When you’re hungry, there are two main factors that determine whether the feeling of hunger will contribute to negative emotions or not: context and self-awareness.
“You don’t just become hungry and start lashing out at the universe,” said assistant professor Kristen Lindquist, PhD, the study’s co-author.
“We’ve all felt hungry, recognised the unpleasantness as hunger, had a sandwich and felt better. We find that feeling hangry happens when you feel unpleasantness due to hunger but interpret those feelings as strong emotions about other people or the situation you’re in.”
The researchers carried out experiments on more than 400 Americans to draw their conclusions.
Depending on the experiment, participants were shown an image designed to induce positive, neutral or negative feelings. They were then shown an ambiguous image, a Chinese pictograph, and asked to rate the pictograph on a seven-point scale from pleasant to unpleasant. Participants were also asked to report how hungry they felt.

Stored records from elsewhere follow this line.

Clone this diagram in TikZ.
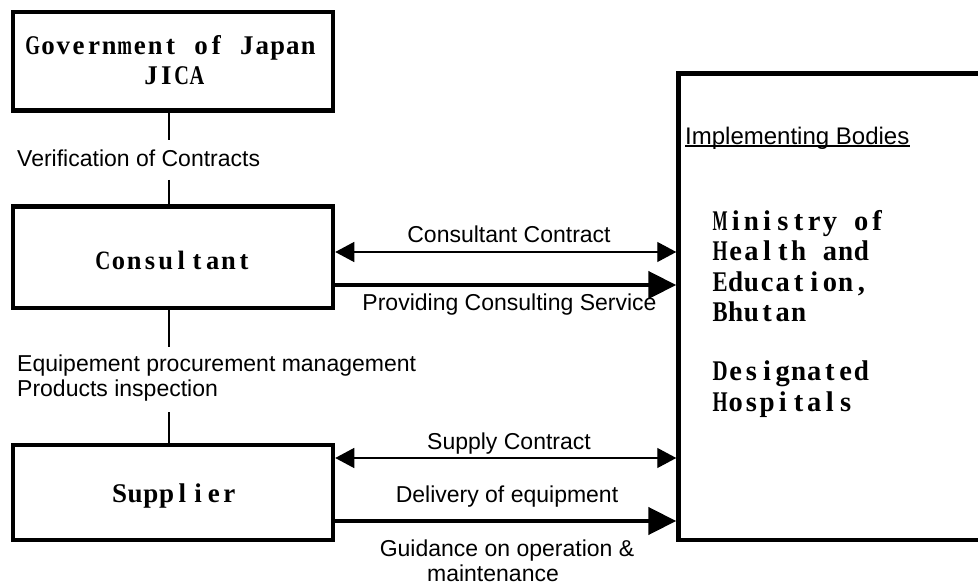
\documentclass[tikz,border=0pt]{standalone}
\usepackage{fontspec}
\usepackage{graphicx}
\setmainfont{Liberation Sans}
\newfontfamily\minchofam{Liberation Serif}
\usetikzlibrary{arrows.meta}
\newlength\cellw \setlength\cellw{15.7pt}
\newlength\cellt
\newsavebox\cellbox
\newcommand\onecell[1]{\sbox\cellbox{#1}\setlength\cellt{\wd\cellbox}%
  \ifdim\cellt>0.96\cellw
    \pgfmathsetmacro\cellfac{0.96*\cellw/\cellt}%
    \makebox[\cellw][c]{\scalebox{\cellfac}[1]{\usebox\cellbox}}%
  \else
    \makebox[\cellw][c]{\usebox\cellbox}%
  \fi}
\def\cellsloop#1{\ifx#1\relax\else\onecell{#1}\expandafter\cellsloop\fi}
\newcommand\cells[1]{\cellsloop#1\relax}
\newcommand\cellsp{\hspace*{\cellw}}
\begin{document}
\begin{tikzpicture}[x=1pt,y=-1pt,
  box/.style={draw,line width=4.5pt,rectangle,inner sep=0pt},
  lbl/.style={font=\fontsize{23}{27}\selectfont,inner sep=0pt},
  boxtxt/.style={font=\minchofam\bfseries\fontsize{28.5}{30}\selectfont,inner sep=0pt,anchor=base},
  conn/.style={line width=1.3pt},
  thinarr/.style={line width=1.3pt,{Triangle[length=19pt,width=20pt]}-{Triangle[length=19pt,width=20pt]}},
  thickarr/.style={line width=4.5pt,-{Triangle[length=28pt,width=27pt]}}]
\useasboundingbox (0,0) rectangle (978,588);
\fill[white] (0,0) rectangle (978,588);
% boxes
\node[box,minimum width=320pt,minimum height=98.5pt] (gov) at (173,61.25) {};
\node[box,minimum width=320pt,minimum height=101.5pt] (cons) at (173,257.25) {};
\node[box,minimum width=320pt,minimum height=95pt] (sup) at (173,492.5) {};
\node[box,minimum width=321.5pt,minimum height=466.5pt] (impl) at (839.25,306.75) {};
% box texts
\node[boxtxt,font=\minchofam\bfseries\fontsize{27}{30}\selectfont] (govt1) at (170.5,55) {\setlength\cellw{15.3pt}\cells{Government}\cellsp\cells{of}\cellsp\cells{Japan}};
\node[boxtxt,font=\minchofam\bfseries\fontsize{27}{30}\selectfont] (govt2) at (174,85) {\setlength\cellw{15.3pt}\cells{JICA}};
\node[boxtxt,font=\minchofam\bfseries\fontsize{26.5}{30}\selectfont] (const) at (173.5,270) {\cells{Consultant}};
\node[boxtxt,font=\minchofam\bfseries\fontsize{27}{30}\selectfont] (supt) at (174.5,502) {\cells{Supplier}};
\node[boxtxt,anchor=base west] (m1) at (712,231) {\cells{Ministry}\cellsp\cells{of}};
\node[boxtxt,anchor=base west] (m2) at (712,261) {\cells{Health}\cellsp\cells{and}};
\node[boxtxt,anchor=base west] (m3) at (712,291) {\cells{Education,}};
\node[boxtxt,anchor=base west] (m4) at (712,321) {\cells{Bhutan}};
\node[boxtxt,anchor=base west] (m5) at (712,381) {\cells{Designated}};
\node[boxtxt,anchor=base west] (m6) at (712,411) {\cells{Hospitals}};
\node[lbl,font=\fontsize{24}{27}\selectfont,anchor=base west] (ib) at (685,145) {Implementing Bodies};
\draw[line width=2pt] ([yshift=-1.3pt]ib.base west) -- ([yshift=-1.3pt]ib.base east);
% vertical connectors
\coordinate (v1) at (169,140);
\coordinate (v2) at (169,180);
\coordinate (v3) at (169,347);
\coordinate (v4) at (169,412);
\draw[conn] (gov.south -| v1) -- (v1);
\draw[conn] (v2) -- (cons.north -| v2);
\draw[conn] (cons.south -| v3) -- (v3);
\draw[conn] (v4) -- (sup.north -| v4);
\node[lbl,anchor=base west] (ver) at (17,167) {Verification of Contracts};
\node[lbl,anchor=base west] (eq1) at (17,371) {Equipement procurement management};
\node[lbl,anchor=base west] (eq2) at (17,396) {Products inspection};
% horizontal arrows
\coordinate (y1) at (0,252);
\coordinate (y2) at (0,285);
\coordinate (y3) at (0,458);
\coordinate (y4) at (0,521);
\draw[thinarr] (cons.east |- y1) -- (impl.west |- y1);
\draw[thickarr] (cons.east |- y2) -- (impl.west |- y2);
\draw[thinarr] (sup.east |- y3) -- (impl.west |- y3);
\draw[thickarr] (sup.east |- y4) -- (impl.west |- y4);
\node[lbl,anchor=base] (cc) at (509,243) {Consultant Contract};
\node[lbl,anchor=base] (pcs) at (509.5,311) {Providing Consulting Service};
\node[lbl,anchor=base] (sc) at (509,449) {Supply Contract};
\node[lbl,anchor=base] (de) at (507,502) {Delivery of equipment};
\node[lbl,anchor=base] (go1) at (507,556) {Guidance on operation \&};
\node[lbl,anchor=base] (go2) at (493,581) {maintenance};
\end{tikzpicture}
\end{document}
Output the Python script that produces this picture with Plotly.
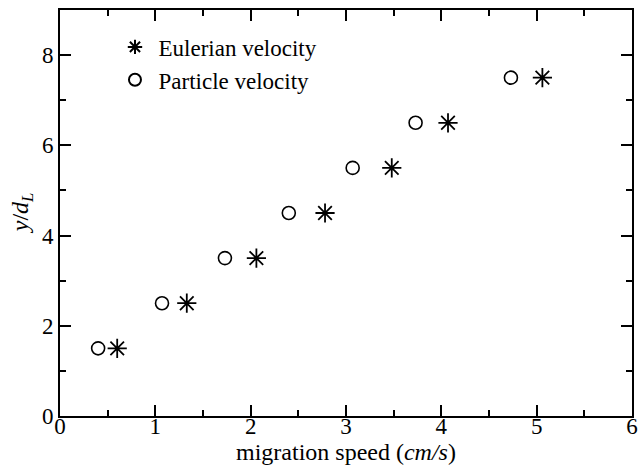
import plotly.graph_objects as go

eul_x = [0.60, 1.33, 2.06, 2.78, 3.48, 4.07, 5.06]
eul_y = [1.5, 2.5, 3.5, 4.5, 5.5, 6.5, 7.5]
par_x = [0.40, 1.07, 1.73, 2.40, 3.07, 3.73, 4.73]
par_y = [1.5, 2.5, 3.5, 4.5, 5.5, 6.5, 7.5]

FONT = "Liberation Serif"

fig = go.Figure()
fig.add_trace(go.Scatter(x=eul_x, y=eul_y, mode="markers", name="Eulerian velocity",
                         marker=dict(symbol="asterisk-open", size=16, color="black",
                                     line=dict(color="black", width=1.8))))
fig.add_trace(go.Scatter(x=par_x, y=par_y, mode="markers", name="Particle velocity",
                         marker=dict(symbol="circle-open", size=13, color="black",
                                     line=dict(color="black", width=1.6))))

axis_common = dict(showgrid=False, zeroline=False, showline=True, linecolor="black",
                   linewidth=2, mirror="ticks", ticks="inside", ticklen=11, tickwidth=2,
                   tickcolor="black", tickfont=dict(family=FONT, size=23, color="black"))

fig.update_xaxes(range=[0, 6], dtick=1, tick0=0, ticklabelstandoff=-12,
                 minor=dict(dtick=0.5, ticks="inside", ticklen=6, tickwidth=2, tickcolor="black"),
                 **axis_common)
fig.update_yaxes(range=[0, 9], dtick=2, tick0=0,
                 minor=dict(dtick=1, ticks="inside", ticklen=6, tickwidth=2, tickcolor="black"),
                 **axis_common)

fig.add_annotation(text="migration speed (<i>cm/s</i>)", xref="paper", yref="paper",
                   x=0.5, y=-0.088, xanchor="center", yanchor="middle", showarrow=False,
                   font=dict(family=FONT, size=24, color="black"))
fig.add_annotation(text="<i>y</i>/<i>d<sub>L</sub></i>", xref="paper", yref="paper",
                   x=-0.066, y=0.5, xanchor="center", yanchor="middle", showarrow=False,
                   textangle=-90, font=dict(family=FONT, size=24, color="black"))

fig.update_layout(
    width=644, height=468,
    margin=dict(l=60, r=6, t=10, b=52),
    plot_bgcolor="white", paper_bgcolor="white",
    font=dict(family=FONT, color="black"),
    showlegend=True,
    legend=dict(x=0.09, y=0.962, xanchor="left", yanchor="top", itemwidth=37,
                font=dict(family=FONT, size=23, color="black"),
                bgcolor="rgba(0,0,0,0)", tracegroupgap=0, itemsizing="constant"),
)

fig.write_html("out.html")
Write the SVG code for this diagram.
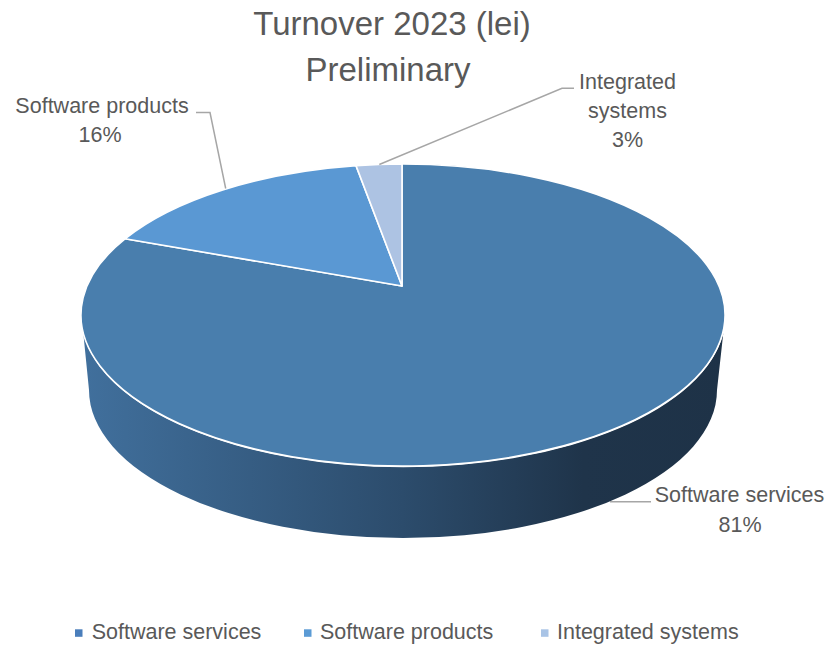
<svg xmlns="http://www.w3.org/2000/svg" width="827" height="645" viewBox="0 0 827 645">
<style>
  text { font-family: "Liberation Sans", Arial, sans-serif; fill: #595959; }
  .title { font-size: 33px; text-anchor: middle; }
  .lbl { font-size: 21.5px; text-anchor: middle; }
  .leg { font-size: 21.5px; }
  .slice { stroke: #ffffff; stroke-width: 1.6; stroke-linejoin: round; }
  .leader { fill: none; stroke: #A6A6A6; stroke-width: 1.5; }
</style>
<defs>
  <linearGradient id="sideGrad" gradientUnits="userSpaceOnUse" x1="80" y1="0" x2="725" y2="0">
    <stop offset="0" stop-color="#41709D"/>
    <stop offset="0.5" stop-color="#2C4C6C"/>
    <stop offset="0.78" stop-color="#1F344A"/>
    <stop offset="1" stop-color="#1E3247"/>
  </linearGradient>
</defs>
<rect width="827" height="645" fill="#ffffff"/>

<g id="title">
  <text class="title" x="392" y="35">Turnover 2023 (lei)</text>
  <text class="title" x="388" y="81">Preliminary</text>
</g>

<g id="pie-side">
  <path d="M 83.3 333 A 322 151 0 0 0 723.3 333 L 717 390 A 314 148 0 0 1 89 390 Z" fill="url(#sideGrad)"/>
</g>

<g id="slice-software-services">
  <path class="slice" d="M 402 286 L 402 164 A 322 151 0 1 1 125 238.8 Z" fill="#497EAD"/>
</g>
<g id="slice-software-products">
  <path class="slice" d="M 402 286 L 125 238.8 A 322 151 0 0 1 356 165.6 Z" fill="#5A98D3"/>
</g>
<g id="slice-integrated-systems">
  <path class="slice" d="M 402 286 L 356 165.6 A 322 151 0 0 1 402 164 Z" fill="#ADC3E3"/>
</g>

<g id="connectors">
  <polyline class="leader" points="196,112.5 210,112.5 225.7,188.5"/>
  <polyline class="leader" points="574,88.3 562,88.3 379.3,164.5"/>
  <polyline class="leader" points="610,501.7 651,501.7"/>
</g>

<g id="label-software-products">
  <text class="lbl" x="102" y="113">Software products</text>
  <text class="lbl" x="100" y="142">16%</text>
</g>
<g id="label-integrated-systems">
  <text class="lbl" x="627.5" y="89">Integrated</text>
  <text class="lbl" x="627.5" y="118">systems</text>
  <text class="lbl" x="627.5" y="147">3%</text>
</g>
<g id="label-software-services">
  <text class="lbl" x="739.5" y="502">Software services</text>
  <text class="lbl" x="740" y="532">81%</text>
</g>

<g id="legend">
  <rect x="75" y="629.3" width="7.5" height="7.5" fill="#4A7EBB"/>
  <text class="leg" x="91.7" y="638.7">Software services</text>
  <rect x="304" y="629.3" width="7.5" height="7.5" fill="#5B9BD5"/>
  <text class="leg" x="320" y="638.7">Software products</text>
  <rect x="541" y="629.3" width="7.5" height="7.5" fill="#A9C4E6"/>
  <text class="leg" x="557" y="638.7">Integrated systems</text>
</g>
</svg>
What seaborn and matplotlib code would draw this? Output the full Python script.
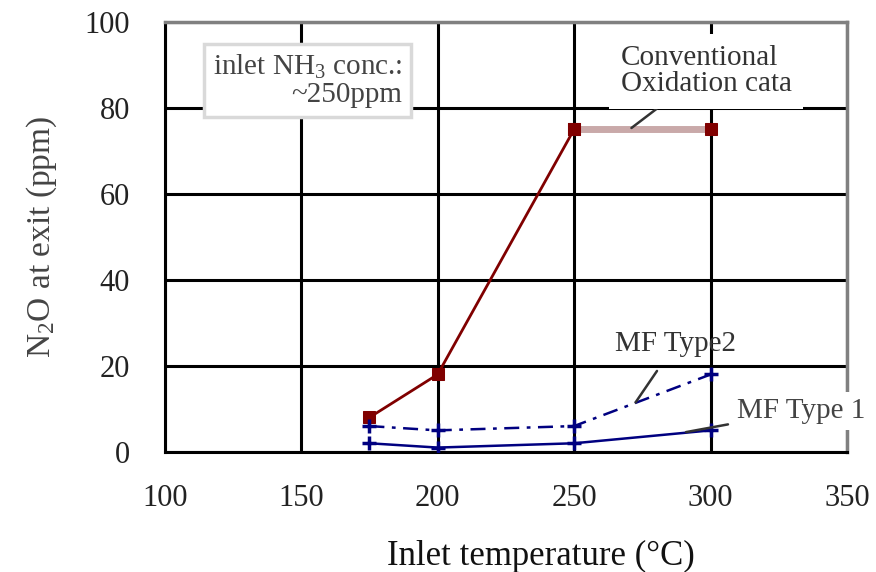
import matplotlib
matplotlib.use("Agg")
import matplotlib.pyplot as plt
import seaborn as sns

# values
temps = [175, 200, 250, 300]
conv_ppm = [8, 18, 75, 75]
mf2_ppm = [6, 5, 6, 18]
mf1_ppm = [2, 1, 2, 5]

x_ticks = [100, 150, 200, 250, 300, 350]
y_ticks = [0, 20, 40, 60, 80, 100]

sns.set_style("white")
plt.rcParams['font.family'] = ['Liberation Serif', 'DejaVu Serif']
plt.rcParams['mathtext.fontset'] = 'custom'
plt.rcParams['mathtext.rm'] = 'Liberation Serif'
plt.rcParams['mathtext.it'] = 'Liberation Serif:italic'

fig = plt.figure(figsize=(8.76, 5.72), dpi=100)
ax = fig.add_axes([0.188, 0.210, 0.779, 0.752])

dark_red = '#800000'
navy = '#000080'

# conventional oxidation catalyst
sns.lineplot(x=temps[:3], y=conv_ppm[:3], ax=ax, color=dark_red, lw=2,
             marker='s', markersize=9, markeredgecolor=dark_red, zorder=4)
sns.lineplot(x=temps[2:], y=conv_ppm[2:], ax=ax, color='#c9a9a9', lw=5,
             marker='s', markersize=9, markerfacecolor=dark_red,
             markeredgecolor=dark_red, zorder=4)

# MF type 2 (dash-dot) and type 1 (solid)
sns.lineplot(x=temps, y=mf2_ppm, ax=ax, color=navy, lw=1.8,
             linestyle=(0, (6, 3, 1.5, 3)), marker='+', markersize=10,
             markeredgewidth=2.5, markeredgecolor=navy, zorder=4)
sns.lineplot(x=temps, y=mf1_ppm, ax=ax, color=navy, lw=1.8,
             marker='+', markersize=10, markeredgewidth=2.5,
             markeredgecolor=navy, zorder=4)

ax.set_xlim(100, 350)
ax.set_ylim(0, 100)
ax.set_xticks(x_ticks)
ax.set_yticks(y_ticks)
ax.grid(True, color='black', lw=2.2)
ax.set_axisbelow(True)

for side in ['left', 'bottom']:
    ax.spines[side].set_color('black')
    ax.spines[side].set_linewidth(2.2)
for side in ['top', 'right']:
    ax.spines[side].set_color('#808080')
    ax.spines[side].set_linewidth(2.5)
# keep the top frame line above the white label box
ax.spines['top'].set_zorder(7)

ax.tick_params(axis='both', direction='out', length=7, width=2.2,
               color='black', labelsize=22, labelcolor='#222222')
ax.tick_params(axis='x', pad=16)
ax.tick_params(axis='y', pad=18)

ax.set_xlabel('Inlet temperature (°C)', fontsize=25, color='#111111')
ax.set_ylabel('N$_2$O at exit (ppm)', fontsize=24, color='#444444')
ax.xaxis.set_label_coords(0.551, -0.205)
ax.yaxis.set_label_coords(-0.155, 0.5)

ax.text(187, 86.3, 'inlet NH$_3$ conc.:\n~250ppm', fontsize=21,
        color='#444444', ha='right', va='center', multialignment='right',
        linespacing=1.05,
        bbox=dict(boxstyle='square,pad=0.3', fc='white', ec='#d9d9d9', lw=2.5),
        zorder=6)

ax.annotate('Conventional\nOxidation cata', xy=(271, 75.3), xytext=(267, 88.5),
            fontsize=21, color='#333333', ha='left', va='center',
            linespacing=1.0,
            bbox=dict(boxstyle='square,pad=0.4', fc='white', ec='none'),
            arrowprops=dict(arrowstyle='-', color='#333333', lw=1.8,
                            shrinkA=0, shrinkB=0),
            zorder=6)

ax.annotate('MF Type2', xy=(272.5, 11.5), xytext=(287, 25),
            fontsize=21, color='#333333', ha='center', va='center',
            arrowprops=dict(arrowstyle='-', color='#333333', lw=1.8,
                            shrinkA=9, shrinkB=0),
            zorder=6)

ax.annotate('MF Type 1', xy=(291, 4.6), xytext=(309.5, 9.5),
            fontsize=21, color='#444444', ha='left', va='center',
            bbox=dict(boxstyle='square,pad=0.2', fc='white', ec='none'),
            arrowprops=dict(arrowstyle='-', color='#333333', lw=1.8,
                            shrinkA=2, shrinkB=0),
            annotation_clip=False, zorder=6)

fig.savefig('out.png', dpi=100)
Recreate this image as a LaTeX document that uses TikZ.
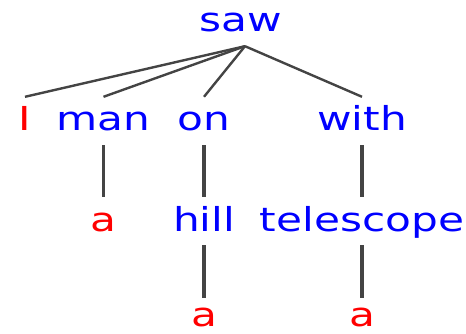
\documentclass[tikz,border=0pt]{standalone}
\usepackage{fontspec}
\newfontfamily\treefont[FakeStretch=1.28]{DejaVu Sans}
\definecolor{wordblue}{HTML}{0000FF}
\definecolor{leafred}{HTML}{FF0000}
\definecolor{edgegray}{HTML}{444444}
\begin{document}
\begin{tikzpicture}[x=1pt,y=-1pt,
  word/.style={anchor=base,inner sep=0pt,text height=34pt,text depth=14pt,
    font=\treefont\fontsize{33}{33}\selectfont},
  head/.style={word,text=wordblue},
  leaf/.style={word,text=leafred},
  bottomleaf/.style={leaf,text height=28pt,text depth=1pt},
  slant/.style={draw=edgegray,line width=2.4pt},
  vert/.style={draw=edgegray,line width=3.5pt}]
\useasboundingbox (0,0) rectangle (466,334);
\node[head] (saw) at (240.5,32) {saw};
\node[leaf] (I) at (25,131) {I};
\node[head] (man) at (103.5,131) {man};
\node[head] (on) at (204,131) {on};
\node[head] (with) at (362,131) {with};
\node[leaf] (a1) at (103.5,231) {a};
\node[head] (hill) at (204,231) {hill};
\node[head] (telescope) at (362,231) {telescope};
\node[bottomleaf] (a2) at (204,326) {a};
\node[bottomleaf] (a3) at (362,326) {a};
\coordinate (apex) at ([xshift=4.5pt]saw.south);
\draw[slant] (apex) -- (I.north);
\draw[slant] (apex) -- (man.north);
\draw[slant] (apex) -- (on.north);
\draw[slant] (apex) -- (with.north);
\draw[vert] (man.south) -- (a1.north);
\draw[vert] (on.south) -- (hill.north);
\draw[vert] (with.south) -- (telescope.north);
\draw[vert] (hill.south) -- (a2.north);
\draw[vert] (telescope.south) -- (a3.north);
\end{tikzpicture}
\end{document}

The researchers found that the hungrier the participants were , the more likely they were to rate the Chinese pictographs as negative, but only after first being primed with a negative image. There was no effect for neutral or positive images.
“The idea here is that the negative images provided a context for people to interpret their hunger feelings as meaning the pictographs were unpleasant,” said MacCormack. “So there seems to be something special about unpleasant situations that makes people draw on their hunger feelings more than, say, in pleasant or neutral situations.”
As well as these environmental cues, how hangry a person feels is affected by their level of emotional awareness - if you’re more aware that your hunger is manifesting as an emotion, you’re less likely to feel hangry.
In a second experiment, researchers found that hungry individuals reported greater unpleasant emotions like feeling stressed and hateful when they were not explicitly focused on their own emotions. They also expressed more negative feelings towards others.
In contrast, those who spent time thinking about their emotions, even when hungry, did not report these shifts in emotions or social perceptions.
“By simply taking a step back from the present situation and recognising how you're feeling, you can still be you even when hungry,” MacCormack said.
“It’s important to take care of our bodies, to pay attention to those bodily signals and not discount them, because they matter not just for our long term mental health, but also for the day-to-day quality of our psychological experiences, social relationships and work performance.”